Private Management of Public Schools:
Early Experiences in Four School Districts
HEHS-96-3: Published: Apr 19, 1996. Publicly Released: May 20, 1996.
Pursuant to a congressional request, GAO reviewed the experiences of four school districts that contracted for public school management, focusing on the effects of private management contract arrangements on students.

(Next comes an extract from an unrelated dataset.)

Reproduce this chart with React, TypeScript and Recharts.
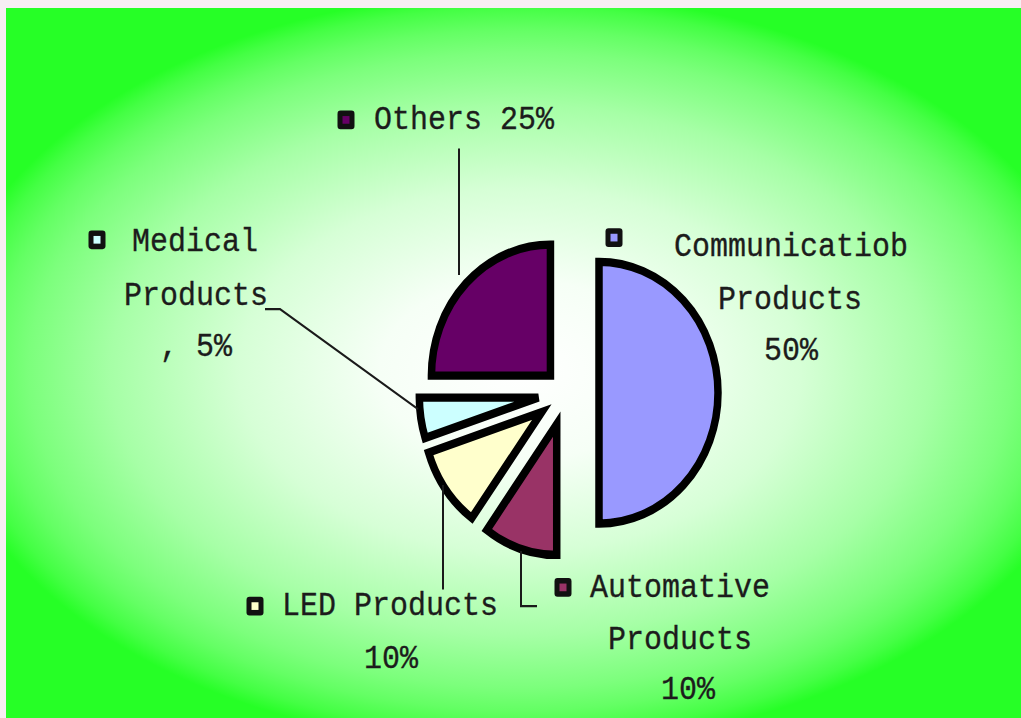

GAO found that: (1) in Baltimore, Maryland, one contractor used its average per pupil allocation to manage 9 of the district's 183 schools, implement an instructional approach, and pay employees' salaries and benefits, utilities, and leasing and maintenance costs; (2) the Dade County, Florida, contractor raised $2 million to implement its instructional approach in one school and hire principals and teachers, but the district retained its responsibilities over the school's budget, food service, and maintenance and repair; (3) in Hartford, Connecticut, the contractor received district, state, and federal funds to manage the district's 32 schools and made recommendations for improving instruction; (4) the Minneapolis, Minnesota, contractor served as the district's superintendent and was paid for achieving specific goals, objectives, and assignments; (5) while the school boards and teachers unions supported implementation of private management in Dade County and Minneapolis, there was opposition to private management in Baltimore and Hartford; (6) in Baltimore, teaching assistants with college degrees were placed in each class, students had access to more computers, and schools were cleaner and better maintained; (7) in Dade County, attendance rates improved, teaching assistants with college degrees increased, and students had access to more computers; (8) in Hartford, students had access to more computers and the contractor was in the process of repairing school buildings and installing computer labs in five schools; (9) in Minneapolis, attendance rates improved and suspension rates declined; and (10) in each of the four districts, standardized achievement test scores did not significantly increase or were not available.